┏━━

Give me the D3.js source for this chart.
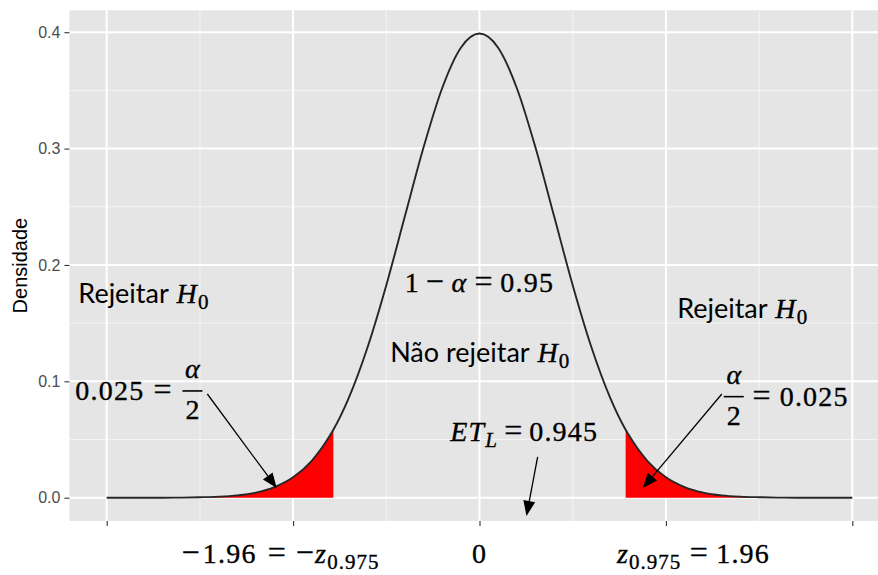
<!DOCTYPE html>
<html>
<head>
    <meta charset="utf-8">
    <title>Teste bilateral - regiões de rejeição</title>
    <script src="https://d3js.org/d3.v7.min.js"></script>
    <style>
        body { margin: 0; background: #ffffff; }
        svg { display: block; }
        .ytick text { font-family: 'Liberation Sans', Arial, sans-serif; font-size: 16px; fill: #4d4d4d; }
        .tick line { stroke: #333333; stroke-width: 1.1px; }
        .math { font-family: 'Liberation Serif', 'Times New Roman', serif; fill: #000; stroke: #000; stroke-width: 0.35px; letter-spacing: 1.2px; }
        .lbl { font-family: 'Lato', 'Open Sans', sans-serif; fill: #000; stroke: none; letter-spacing: 0; }
    </style>
</head>
<body>
<div id="chart"></div>
<script>
// density of the curve (z, density)
const zVals = [-5, -4.75, -4.5, -4.25, -4, -3.75, -3.5, -3.25, -3, -2.75, -2.5, -2.25, -2, -1.96,
    -1.75, -1.5, -1.25, -1, -0.75, -0.5, -0.25, 0, 0.25, 0.5, 0.75, 1, 1.25, 1.5, 1.75,
    1.96, 2, 2.25, 2.5, 2.75, 3, 3.25, 3.5, 3.75, 4, 4.25, 4.5, 4.75, 5];
const density = [0.0000, 0.0000, 0.0000, 0.0000, 0.0001, 0.0004, 0.0009, 0.0020, 0.0044, 0.0091, 0.0175, 0.0317, 0.0540, 0.0584,
    0.0863, 0.1295, 0.1826, 0.2420, 0.3011, 0.3521, 0.3867, 0.3989, 0.3867, 0.3521, 0.3011, 0.2420, 0.1826, 0.1295, 0.0863,
    0.0584, 0.0540, 0.0317, 0.0175, 0.0091, 0.0044, 0.0020, 0.0009, 0.0004, 0.0001, 0.0000, 0.0000, 0.0000, 0.0000];

const critical = 1.96;
const xBreaks = [-5, -2.5, 0, 2.5, 5];
const xMinor = [-3.75, -1.25, 1.25, 3.75];
const yBreaks = [0, 0.1, 0.2, 0.3, 0.4];
const yMinor = [0.05, 0.15, 0.25, 0.35];
const yTitle = 'Densidade';

const width = 878, height = 575;
const panel = { left: 69.4, right: 889.6, top: 10.3, bottom: 520.9 };

const pts = zVals.map((z, i) => ({ z: z, d: density[i] }));

// ggplot style 5% expansion
const xExt = d3.extent(zVals);
const xPad = 0.05 * (xExt[1] - xExt[0]);
const x = d3.scaleLinear([xExt[0] - xPad, xExt[1] + xPad], [panel.left, panel.right]);
const yMax = d3.max(density);
const y = d3.scaleLinear([-0.05 * yMax, yMax * 1.05], [panel.bottom, panel.top]);

const svg = d3.select('#chart').append('svg')
    .attr('width', width)
    .attr('height', height);

// panel background + grid
svg.append('rect')
    .attr('x', panel.left).attr('y', panel.top)
    .attr('width', panel.right - panel.left).attr('height', panel.bottom - panel.top)
    .attr('fill', '#e5e5e5');

const grid = svg.append('g');
grid.selectAll('.vmin').data(xMinor).enter().append('line')
    .attr('x1', d => x(d)).attr('x2', d => x(d))
    .attr('y1', panel.top).attr('y2', panel.bottom)
    .attr('stroke', '#f4f4f4').attr('stroke-width', 1);
grid.selectAll('.hmin').data(yMinor).enter().append('line')
    .attr('y1', d => y(d)).attr('y2', d => y(d))
    .attr('x1', panel.left).attr('x2', panel.right)
    .attr('stroke', '#f4f4f4').attr('stroke-width', 1);
grid.selectAll('.vmaj').data(xBreaks).enter().append('line')
    .attr('x1', d => x(d)).attr('x2', d => x(d))
    .attr('y1', panel.top).attr('y2', panel.bottom)
    .attr('stroke', '#ffffff').attr('stroke-width', 2);
grid.selectAll('.hmaj').data(yBreaks).enter().append('line')
    .attr('y1', d => y(d)).attr('y2', d => y(d))
    .attr('x1', panel.left).attr('x2', panel.right)
    .attr('stroke', '#ffffff').attr('stroke-width', 2);

// red tails
const area = d3.area()
    .x(d => x(d.z)).y0(y(0)).y1(d => y(d.d))
    .curve(d3.curveMonotoneX);
svg.append('path').datum(pts.filter(p => p.z <= -critical))
    .attr('d', area).attr('fill', '#ff0000');
svg.append('path').datum(pts.filter(p => p.z >= critical))
    .attr('d', area).attr('fill', '#ff0000');

// density curve
const line = d3.line().x(d => x(d.z)).y(d => y(d.d)).curve(d3.curveMonotoneX);
svg.append('path').datum(pts)
    .attr('d', line)
    .attr('fill', 'none')
    .attr('stroke', '#262626')
    .attr('stroke-width', 1.9);

// axes
const yAxis = svg.append('g')
    .attr('class', 'ytick')
    .attr('transform', `translate(${panel.left},0)`)
    .call(d3.axisLeft(y).tickValues(yBreaks).tickFormat(d3.format('.1f')).tickSize(5).tickPadding(4));
yAxis.select('.domain').remove();

const xAxis = svg.append('g')
    .attr('transform', `translate(0,${panel.bottom})`)
    .call(d3.axisBottom(x).tickValues(xBreaks).tickFormat('').tickSize(5));
xAxis.select('.domain').remove();

svg.append('text')
    .attr('transform', `translate(26.5,${(panel.top + panel.bottom) / 2}) rotate(-90)`)
    .attr('text-anchor', 'middle')
    .attr('font-family', "'Liberation Sans', Arial, sans-serif")
    .attr('font-size', 20)
    .text(yTitle);

// ---- annotations ----
const M = 28;          // math size
const OP = 32;         // operators (= and −) are wide in the original
const SUB = 21;        // subscript size

// tokens: {t, it, sub, op, dx (em), sans}
function eq(px, py, tokens, anchor) {
    const t = svg.append('text')
        .attr('x', px).attr('y', py)
        .attr('text-anchor', anchor || 'start')
        .attr('font-size', M)
        .attr('class', 'math');
    let shifted = false;
    tokens.forEach(tk => {
        const s = t.append('tspan').text(tk.t);
        let dy = 0;
        if (tk.sub && !shifted) { dy = 6; shifted = true; }
        if (!tk.sub && shifted) { dy = -6; shifted = false; }
        if (dy) s.attr('dy', dy);
        if (tk.dx) s.attr('dx', tk.dx * M);
        if (tk.sub) s.attr('font-size', SUB).style('letter-spacing', '1px');
        if (tk.op) s.attr('font-size', OP).style('letter-spacing', '0px');
        if (tk.it) s.attr('font-style', 'italic');
        if (tk.sans) s.attr('class', 'lbl').attr('font-size', 27);
    });
    return t;
}

function frac(cx, bar) {
    svg.append('line')
        .attr('x1', cx - 10).attr('x2', cx + 10)
        .attr('y1', bar).attr('y2', bar)
        .attr('stroke', '#000').attr('stroke-width', 1.6);
    svg.append('text').attr('class', 'math').attr('font-size', M)
        .attr('font-style', 'italic').attr('text-anchor', 'middle')
        .style('letter-spacing', '0px')
        .attr('x', cx).attr('y', bar - 13).text('α');
    svg.append('text').attr('class', 'math').attr('font-size', M)
        .attr('text-anchor', 'middle')
        .style('letter-spacing', '0px')
        .attr('x', cx).attr('y', bar + 28).text('2');
}

function arrow(z1, d1, z2, d2) {
    const x1 = x(z1), y1 = y(d1), x2 = x(z2), y2 = y(d2);
    const ang = Math.atan2(y2 - y1, x2 - x1);
    const L = 15, W = 6;
    const bx = x2 - L * Math.cos(ang), by = y2 - L * Math.sin(ang);
    svg.append('line')
        .attr('x1', x1).attr('y1', y1).attr('x2', bx).attr('y2', by)
        .attr('stroke', '#000').attr('stroke-width', 1.3);
    const nx = -Math.sin(ang) * W, ny = Math.cos(ang) * W;
    svg.append('path')
        .attr('d', `M${x2},${y2}L${bx + nx},${by + ny}L${bx - nx},${by - ny}Z`)
        .attr('fill', '#000');
}

const H0 = [{ t: 'H', it: 1, dx: 0.05 }, { t: '0', sub: 1 }];

// left reject region
eq(x(-5.38), y(0.1673), [{ t: 'Rejeitar ', sans: 1 }].concat(H0));
eq(x(-5.42), y(0.0840), [{ t: '0.025' }, { t: '=', op: 1, dx: 0.33 }]);
frac(x(-3.85), y(0.0840) - 9);
arrow(-3.65, 0.0891, -2.72, 0.0083);

// centre
eq(x(0), y(0.1771), [{ t: '1' }, { t: '−', op: 1, dx: 0.2 }, { t: 'α', it: 1, dx: 0.28 },
    { t: '=', op: 1, dx: 0.25 }, { t: '0.95', dx: 0.28 }], 'middle');
eq(x(0.01), y(0.1169), [{ t: 'Não rejeitar ', sans: 1 }].concat(H0), 'middle');
eq(x(0.60), y(0.0490), [{ t: 'ET', it: 1 }, { t: 'L', it: 1, sub: 1 },
    { t: '=', op: 1, dx: 0.22 }, { t: '0.945', dx: 0.25 }], 'middle');
arrow(0.78, 0.0350, 0.63, -0.0157);

// right reject region
eq(x(3.53), y(0.1545), [{ t: 'Rejeitar ', sans: 1 }].concat(H0), 'middle');
frac(x(3.41), y(0.0791) - 9);
eq(x(3.66), y(0.0791), [{ t: '=', op: 1 }, { t: '0.025', dx: 0.33 }]);
arrow(3.25, 0.0891, 2.19, 0.0083);

// x labels under the axis
const labY = 563;
eq(x(-2.67), labY, [{ t: '−', op: 1 }, { t: '1.96', dx: 0.12 }, { t: '=', op: 1, dx: 0.4 }, { t: '−', op: 1, dx: 0.35 },
    { t: 'z', it: 1, dx: 0.05 }, { t: '0.975', sub: 1 }], 'middle');
eq(x(0), labY, [{ t: '0' }], 'middle');
eq(x(2.87), labY, [{ t: 'z', it: 1 }, { t: '0.975', sub: 1 }, { t: '=', op: 1, dx: 0.3 }, { t: '1.96', dx: 0.3 }], 'middle');
</script>
</body>
</html>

┗━━

Problem description
Take the material above from its first line through the line holding "const pts = zVals.map((z, i)" and set it down exactly, without the pictures.

Exercise result
Give me the D3.js source for this chart.
<!DOCTYPE html>
<html>
<head>
    <meta charset="utf-8">
    <title>Teste bilateral - regiões de rejeição</title>
    <script src="https://d3js.org/d3.v7.min.js"></script>
    <style>
        body { margin: 0; background: #ffffff; }
        svg { display: block; }
        .ytick text { font-family: 'Liberation Sans', Arial, sans-serif; font-size: 16px; fill: #4d4d4d; }
        .tick line { stroke: #333333; stroke-width: 1.1px; }
        .math { font-family: 'Liberation Serif', 'Times New Roman', serif; fill: #000; stroke: #000; stroke-width: 0.35px; letter-spacing: 1.2px; }
        .lbl { font-family: 'Lato', 'Open Sans', sans-serif; fill: #000; stroke: none; letter-spacing: 0; }
    </style>
</head>
<body>
<div id="chart"></div>
<script>
// density of the curve (z, density)
const zVals = [-5, -4.75, -4.5, -4.25, -4, -3.75, -3.5, -3.25, -3, -2.75, -2.5, -2.25, -2, -1.96,
    -1.75, -1.5, -1.25, -1, -0.75, -0.5, -0.25, 0, 0.25, 0.5, 0.75, 1, 1.25, 1.5, 1.75,
    1.96, 2, 2.25, 2.5, 2.75, 3, 3.25, 3.5, 3.75, 4, 4.25, 4.5, 4.75, 5];
const density = [0.0000, 0.0000, 0.0000, 0.0000, 0.0001, 0.0004, 0.0009, 0.0020, 0.0044, 0.0091, 0.0175, 0.0317, 0.0540, 0.0584,
    0.0863, 0.1295, 0.1826, 0.2420, 0.3011, 0.3521, 0.3867, 0.3989, 0.3867, 0.3521, 0.3011, 0.2420, 0.1826, 0.1295, 0.0863,
    0.0584, 0.0540, 0.0317, 0.0175, 0.0091, 0.0044, 0.0020, 0.0009, 0.0004, 0.0001, 0.0000, 0.0000, 0.0000, 0.0000];

const critical = 1.96;
const xBreaks = [-5, -2.5, 0, 2.5, 5];
const xMinor = [-3.75, -1.25, 1.25, 3.75];
const yBreaks = [0, 0.1, 0.2, 0.3, 0.4];
const yMinor = [0.05, 0.15, 0.25, 0.35];
const yTitle = 'Densidade';

const width = 878, height = 575;
const panel = { left: 69.4, right: 889.6, top: 10.3, bottom: 520.9 };

const pts = zVals.map((z, i) => ({ z: z, d: density[i] }));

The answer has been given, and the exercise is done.